Dataset records:
>> start
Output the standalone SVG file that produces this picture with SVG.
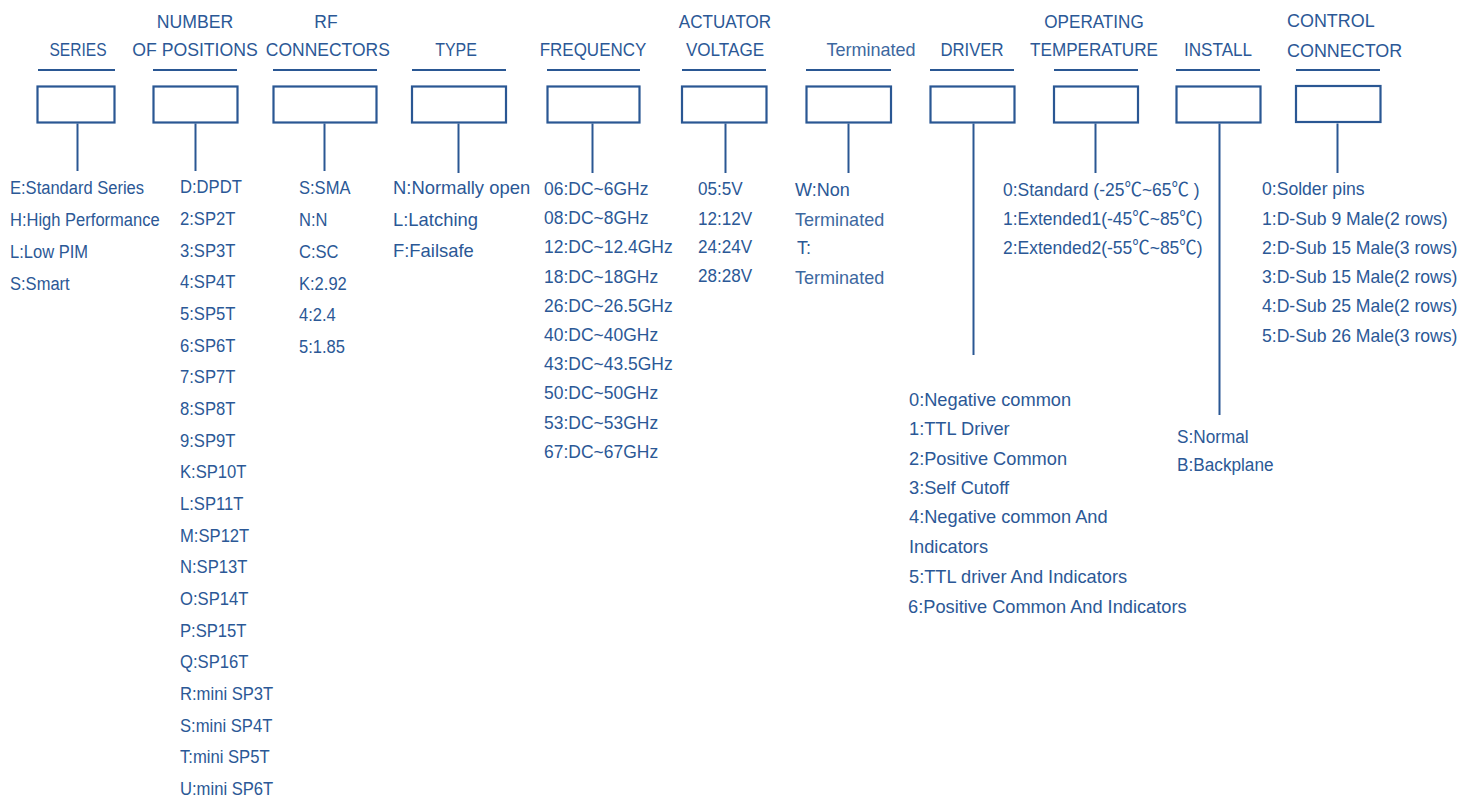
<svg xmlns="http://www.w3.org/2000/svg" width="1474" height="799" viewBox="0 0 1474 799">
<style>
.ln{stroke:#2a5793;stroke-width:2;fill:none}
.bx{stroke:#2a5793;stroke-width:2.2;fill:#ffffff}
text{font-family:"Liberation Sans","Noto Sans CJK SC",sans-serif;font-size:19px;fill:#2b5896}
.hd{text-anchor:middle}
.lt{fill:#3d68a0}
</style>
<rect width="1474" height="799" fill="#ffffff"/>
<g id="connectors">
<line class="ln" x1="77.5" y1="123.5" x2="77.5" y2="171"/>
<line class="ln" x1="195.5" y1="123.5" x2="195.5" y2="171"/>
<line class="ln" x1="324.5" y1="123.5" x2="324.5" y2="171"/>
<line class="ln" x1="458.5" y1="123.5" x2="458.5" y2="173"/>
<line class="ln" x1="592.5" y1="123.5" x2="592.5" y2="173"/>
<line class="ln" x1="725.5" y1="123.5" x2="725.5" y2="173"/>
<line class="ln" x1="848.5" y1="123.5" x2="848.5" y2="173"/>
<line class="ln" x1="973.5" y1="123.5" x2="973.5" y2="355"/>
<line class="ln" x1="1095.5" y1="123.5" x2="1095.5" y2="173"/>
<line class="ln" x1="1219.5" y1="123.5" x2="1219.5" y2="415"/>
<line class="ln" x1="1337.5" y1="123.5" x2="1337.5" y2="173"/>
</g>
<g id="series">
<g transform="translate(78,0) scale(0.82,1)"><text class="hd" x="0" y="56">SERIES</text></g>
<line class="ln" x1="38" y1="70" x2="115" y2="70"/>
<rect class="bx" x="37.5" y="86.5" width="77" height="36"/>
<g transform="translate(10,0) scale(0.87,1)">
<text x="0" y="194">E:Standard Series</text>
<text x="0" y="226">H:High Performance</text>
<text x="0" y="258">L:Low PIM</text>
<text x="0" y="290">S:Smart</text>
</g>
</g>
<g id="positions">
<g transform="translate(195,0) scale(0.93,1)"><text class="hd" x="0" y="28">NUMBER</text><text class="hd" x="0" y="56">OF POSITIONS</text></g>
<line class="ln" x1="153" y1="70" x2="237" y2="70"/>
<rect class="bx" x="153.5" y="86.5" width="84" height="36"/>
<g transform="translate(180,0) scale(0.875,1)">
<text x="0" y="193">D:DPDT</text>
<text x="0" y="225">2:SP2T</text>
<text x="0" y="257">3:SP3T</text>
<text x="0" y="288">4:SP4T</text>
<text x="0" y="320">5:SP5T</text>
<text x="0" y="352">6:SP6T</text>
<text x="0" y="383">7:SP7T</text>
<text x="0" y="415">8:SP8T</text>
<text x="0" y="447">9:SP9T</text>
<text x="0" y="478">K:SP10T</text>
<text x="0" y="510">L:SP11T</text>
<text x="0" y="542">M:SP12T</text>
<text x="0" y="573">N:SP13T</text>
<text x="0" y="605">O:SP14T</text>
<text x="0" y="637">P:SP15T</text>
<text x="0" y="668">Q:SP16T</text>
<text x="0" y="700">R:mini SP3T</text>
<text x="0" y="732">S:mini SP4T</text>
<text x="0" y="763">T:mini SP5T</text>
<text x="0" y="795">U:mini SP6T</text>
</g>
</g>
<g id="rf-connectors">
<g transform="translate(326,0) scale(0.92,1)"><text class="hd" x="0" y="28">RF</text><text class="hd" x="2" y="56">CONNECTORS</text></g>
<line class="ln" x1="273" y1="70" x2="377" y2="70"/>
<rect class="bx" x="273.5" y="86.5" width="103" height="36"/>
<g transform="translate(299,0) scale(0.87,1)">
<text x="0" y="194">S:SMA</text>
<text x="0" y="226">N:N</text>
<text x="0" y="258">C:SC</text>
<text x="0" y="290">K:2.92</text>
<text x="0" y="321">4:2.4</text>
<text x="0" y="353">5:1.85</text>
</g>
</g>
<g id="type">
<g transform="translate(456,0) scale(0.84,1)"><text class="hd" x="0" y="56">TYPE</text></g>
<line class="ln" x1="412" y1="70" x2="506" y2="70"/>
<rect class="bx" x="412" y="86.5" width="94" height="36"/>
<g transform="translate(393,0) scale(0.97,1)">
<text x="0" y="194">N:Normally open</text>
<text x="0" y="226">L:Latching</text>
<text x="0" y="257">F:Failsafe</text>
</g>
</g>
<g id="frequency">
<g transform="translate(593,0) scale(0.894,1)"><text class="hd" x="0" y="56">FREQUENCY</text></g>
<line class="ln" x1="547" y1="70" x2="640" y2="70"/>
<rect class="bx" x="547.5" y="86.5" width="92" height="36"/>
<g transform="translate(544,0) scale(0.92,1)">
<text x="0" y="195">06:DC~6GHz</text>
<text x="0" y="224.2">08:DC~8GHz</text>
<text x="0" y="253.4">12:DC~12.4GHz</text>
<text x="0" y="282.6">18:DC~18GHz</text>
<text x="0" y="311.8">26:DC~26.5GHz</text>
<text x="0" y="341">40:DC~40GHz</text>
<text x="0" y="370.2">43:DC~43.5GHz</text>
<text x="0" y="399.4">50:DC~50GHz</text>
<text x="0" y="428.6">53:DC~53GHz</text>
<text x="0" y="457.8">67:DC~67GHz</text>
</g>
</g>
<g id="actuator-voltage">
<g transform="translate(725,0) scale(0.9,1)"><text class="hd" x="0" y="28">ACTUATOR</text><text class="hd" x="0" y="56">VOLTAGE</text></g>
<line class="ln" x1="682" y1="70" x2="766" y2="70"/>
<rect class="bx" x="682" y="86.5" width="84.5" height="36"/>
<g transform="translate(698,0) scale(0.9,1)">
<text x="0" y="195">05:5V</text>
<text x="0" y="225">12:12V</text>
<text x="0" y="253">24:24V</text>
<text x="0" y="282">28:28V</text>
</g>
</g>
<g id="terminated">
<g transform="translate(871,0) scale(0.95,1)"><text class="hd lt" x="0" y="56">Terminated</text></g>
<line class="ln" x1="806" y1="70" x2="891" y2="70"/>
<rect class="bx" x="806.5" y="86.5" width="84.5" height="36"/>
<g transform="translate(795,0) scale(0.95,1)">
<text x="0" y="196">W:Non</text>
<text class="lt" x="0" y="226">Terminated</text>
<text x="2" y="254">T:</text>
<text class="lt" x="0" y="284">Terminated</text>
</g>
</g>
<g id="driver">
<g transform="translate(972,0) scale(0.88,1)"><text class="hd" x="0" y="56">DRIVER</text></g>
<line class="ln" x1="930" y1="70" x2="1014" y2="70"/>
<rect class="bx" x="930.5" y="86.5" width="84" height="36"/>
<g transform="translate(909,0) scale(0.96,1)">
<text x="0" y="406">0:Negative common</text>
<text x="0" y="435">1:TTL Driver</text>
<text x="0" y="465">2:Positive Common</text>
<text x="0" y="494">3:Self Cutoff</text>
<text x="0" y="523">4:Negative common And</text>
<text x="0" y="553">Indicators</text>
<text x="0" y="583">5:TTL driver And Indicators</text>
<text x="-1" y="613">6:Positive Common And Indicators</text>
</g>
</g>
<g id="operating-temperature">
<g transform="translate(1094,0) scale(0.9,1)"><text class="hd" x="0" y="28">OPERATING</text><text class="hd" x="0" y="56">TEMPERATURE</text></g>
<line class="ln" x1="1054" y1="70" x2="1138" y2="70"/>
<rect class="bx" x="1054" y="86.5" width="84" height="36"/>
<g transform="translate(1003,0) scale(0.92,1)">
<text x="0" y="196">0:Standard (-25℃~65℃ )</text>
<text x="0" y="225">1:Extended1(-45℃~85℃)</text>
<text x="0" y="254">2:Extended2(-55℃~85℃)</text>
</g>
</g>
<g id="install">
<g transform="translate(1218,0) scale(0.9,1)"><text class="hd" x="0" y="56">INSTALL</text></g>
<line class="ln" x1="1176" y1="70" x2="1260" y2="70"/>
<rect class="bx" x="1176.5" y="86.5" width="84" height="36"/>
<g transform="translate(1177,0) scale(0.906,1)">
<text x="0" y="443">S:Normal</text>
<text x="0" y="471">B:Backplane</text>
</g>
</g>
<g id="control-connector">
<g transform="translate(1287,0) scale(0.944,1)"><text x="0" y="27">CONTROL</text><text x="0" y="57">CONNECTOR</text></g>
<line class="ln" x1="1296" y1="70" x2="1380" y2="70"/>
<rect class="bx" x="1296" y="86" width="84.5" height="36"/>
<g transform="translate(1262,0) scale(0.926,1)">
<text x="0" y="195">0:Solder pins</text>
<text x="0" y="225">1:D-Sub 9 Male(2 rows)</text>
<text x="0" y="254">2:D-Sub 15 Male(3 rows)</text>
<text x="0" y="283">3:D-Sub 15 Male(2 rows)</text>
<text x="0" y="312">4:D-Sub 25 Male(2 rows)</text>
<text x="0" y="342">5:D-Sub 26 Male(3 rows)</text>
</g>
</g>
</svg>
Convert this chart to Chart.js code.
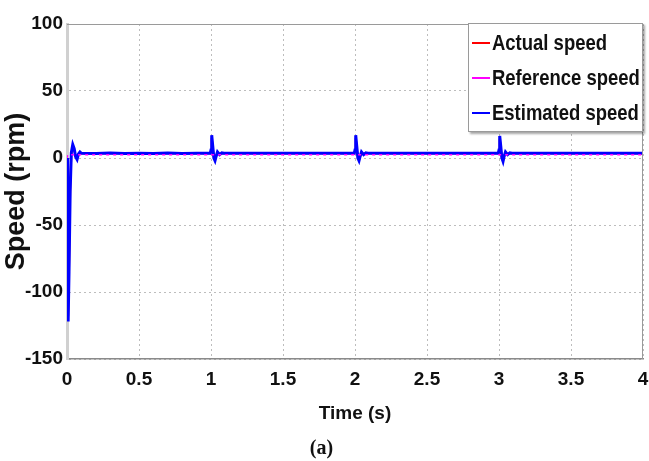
>> end
◆ **What needs to be done**
Using the listing above, list every line in which the string "this" occurs.

◆ **Solution**
Output the standalone SVG file that produces this picture with SVG.
Convert this chart to Chart.js code.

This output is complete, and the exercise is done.